Words like "just wait" seem to push us into passivity. And some waiting is passive. But there is also active waiting. Someone who sits in the doctors office waiting for the doctor will be experiencing passive waiting.

However, that same person sitting in the doctor's office listening to the music will also wait, but it will be a different kind of waiting, full of expectation of the next song. This is active waiting.

A hunter experiences the difference between passive waiting and active waiting. A hunter finds it burdensome to wait for the fall to arrive and deer season to begin, but once he or she is hunting, they don't find it a burden to wait for a deer to walk by.

The difference is that the one kind of waiting is passive and the other active. In the spring the hunter can do nothing but passively wait for time to pass. But in the woods, in their favorite spot, the waiting is filled with accomplishing all the many things he or she must do, all infused with an active sense of anticipation.

We can choose to wait passively for the day of the Lord. We can live our lives as if the world were a waiting room, filling the time with whatever is at hand, occupying ourselves with the tasks of the day, clinging to a world that seems to be concrete, dependable, and permanent.

We may assume an all-knowing God knows where to find us if He ever wants us. So we just sit and wait for something to happen.
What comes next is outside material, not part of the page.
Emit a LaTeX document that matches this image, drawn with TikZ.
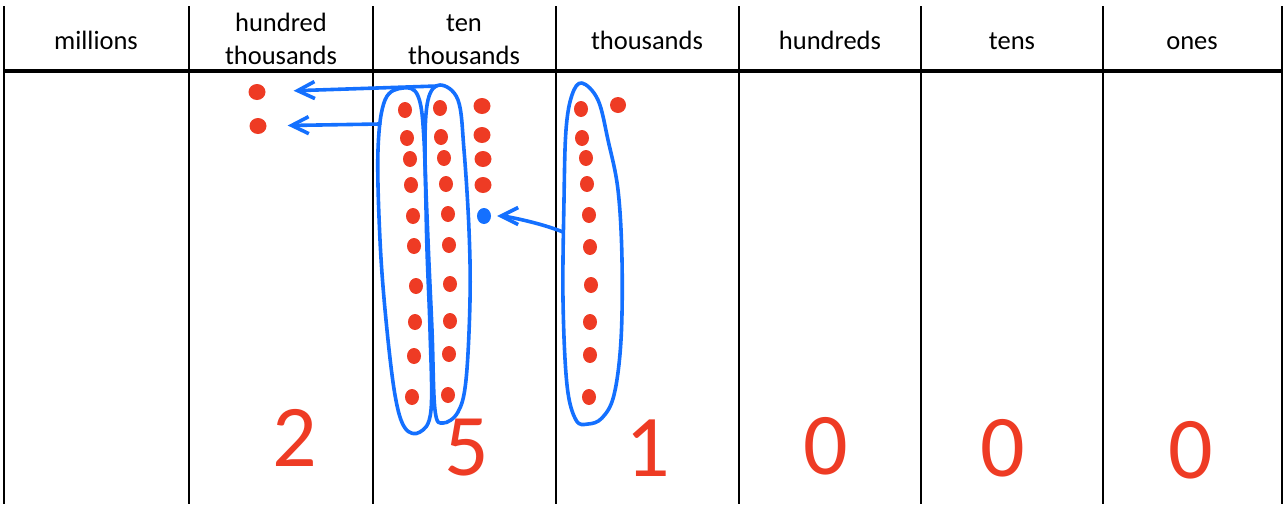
\documentclass[tikz,border=0pt]{standalone}
\usepackage{fontspec}
\setmainfont{Carlito}
\usepackage{tikz}
\usetikzlibrary{arrows.meta, shapes.geometric}
\definecolor{penred}{RGB}{238,59,36}
\definecolor{penblue}{RGB}{20,112,255}

\begin{document}
\begin{tikzpicture}[x=1pt, y=-1pt, >={Straight Barb[length=17pt, width=17pt]},
    dot/.style={ellipse, fill=penred, inner sep=0pt, minimum width=14pt, minimum height=16pt},
    ring/.style={penblue, line width=3.6pt, line cap=round, line join=round},
    move/.style={ring, ->, shorten >=#1},
    digit/.style={text=penred, font=\fontsize{88}{88}\selectfont}]
  \useasboundingbox (0,0) rectangle (1285,504);
  % place value table
  \foreach \x in {4,189,373,556,739,921,1103,1282}
    \draw[line width=2.2pt] (\x,6) -- (\x,504);
  \draw[line width=3.2pt] (4,71) -- (1282,71);
  \foreach \cx/\by/\lbl [count=\i] in {96/49/millions, 281/64/{hundred\\thousands}, 464/64/{ten\\thousands},
      647/49/thousands, 830/49/hundreds, 1012/49/tens, 1192/49/ones}
    \node[font=\fontsize{26.5}{33}\selectfont, align=center, anchor=base] (head\i) at (\cx,\by) {\lbl};

  % counters
  \node[dot, minimum width=17pt] (ht1) at (257,92) {};
  \node[dot, minimum width=17pt] (ht2) at (258,126) {};
  \foreach \x/\y [count=\i] in {405/110,407/138,410/159,411/185,413/216,414/246,416/286,415/322,414/356,412/397}
    \node[dot] (tenA\i) at (\x,\y) {};
  \foreach \x/\y [count=\i] in {440/108,441/137,444/158,446/184,448/214,449/245,450/284,450/321,449/354,448/395}
    \node[dot] (tenB\i) at (\x,\y) {};
  \foreach \x/\y [count=\i] in {482/106,482/135,483/159,483/185}
    \node[dot, minimum width=17pt] (tenC\i) at (\x,\y) {};
  \node[dot, fill=penblue] (carry) at (484,216) {};
  \foreach \x/\y [count=\i] in {581/109,582/138,586/158,587/184,589/215,590/247,591/285,590/322,590/355,589/397}
    \node[dot] (th\i) at (\x,\y) {};
  \node[dot, minimum width=16pt] (thX) at (618,105) {};

  % groups of ten
  \draw[ring] plot[smooth cycle, tension=0.6] coordinates {(403,88) (418,96) (424,140) (427,250) (430,330)
    (431,410) (420,432) (405,428) (395,395) (386,320) (380,240) (378,150) (385,100)};
  \draw[ring] plot[smooth cycle, tension=0.6] coordinates {(440,85) (458,100) (464,150) (469,230) (470,300)
    (466,380) (458,412) (443,423) (435,410) (432,330) (428,240) (425,150) (428,100)};
  \draw[ring] plot[smooth cycle, tension=0.6] coordinates {(582,83) (598,100) (608,140) (618,190) (622,260)
    (621,340) (614,395) (602,418) (588,424) (576,420) (567,385) (563,300) (564,200) (566,130) (572,95)};
  \coordinate (loopA-w) at (380,124);
  \coordinate (loopB-n) at (437,86);
  \coordinate (loopC-w) at (563,232);

  \draw[move=28pt] (loopB-n) -- (ht1);
  \draw[move=21pt] (loopA-w) -- (ht2);
  \draw[move=6pt] (loopC-w) .. controls +(-25,-10) and +(20,0) .. (carry);

  \foreach \cx/\cy/\d [count=\i] in {295/438/2, 467/448/5, 648/448/1, 826/446/0, 1003/448/0, 1191/450/0}
    \node[digit] (dig\i) at (\cx,\cy) {\d};
\end{tikzpicture}
\end{document}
Such passive waiting doesn't require much in the way of attention or energy. It leaves us completely free to concentrate on the concerns of the moment, it gives us time to worry about things we can't control, time to sit passively without giving much thought to the future.

Or we can activate our waiting for the day of the Lord. We can wait as the psalmist waits: "I wait for the Lord, my soul waits, and in his word I hope; my soul waits for the Lord more than watchman for the morning" (Psalm 130: 5-6).

It's a waiting filled with eager expectation. It's through this kind of active waiting, through what the psalmist called "waiting for the Lord," that we can be prepared to freely receive the saving gift of Jesus Christ.

Those who actively wait for the Lord will put themselves in a place where God is apt to draw near, when we are more likely to experience the living God in our midst. It's true that God can confront us at the checkout line in the supermarket or on the sixth hole of the golf course, but will we recognize God if we are not expecting Him?

It's also true that God can seem distant and exclusive within a church. In my mind this is the biggest danger every church must face, becoming exclusive like a country club, or becoming distant not wanting to welcome with open arms those not like ourselves.

We can sit passively in a worship service and experience nothing. Or in the very same service we can actively praise and worship God expecting that the living God will be among us. To be sure the experience will be different. If you expect nothing to happen chances are it won't, or at the very least you will miss it.

Those who wait passively for the Lord need not be concerned with prayer, worship, mission, Bible study, or any of the other ways in which we act out the Christian life. But those who wait actively for the Lord will be involved in all of these things realizing that God uses all of these activities as a means of grace.

Active waiting is a waiting that is spent in service, more like a waiter who "waits" on an important visitor rather than like a person nodding off in a doctor's waiting room. And in service to God, grace abounds, peace is present, and contentment becomes a way of life. Anticipating the Lord brings joy, contentment, and peace.

There is much to be done in such waiting, all of which is done in the glorious expectation of a new heaven and a new earth.

Advent is a time when our scriptures speak of yearning for fulfillment, of being stretched between times of "now," and the time "not yet" here. We are not yet at the place where God longs us to be. We are not yet at the place of fulfillment. You and I live "between the times," between the advent of God in Jesus and the time of the kingdom of God, which is the day of the Lord.

A glorious day when God gets what he wants, when all of creation will be at last brought to completion and humankind restored to the image of God. Are you ready for the day of the Lord?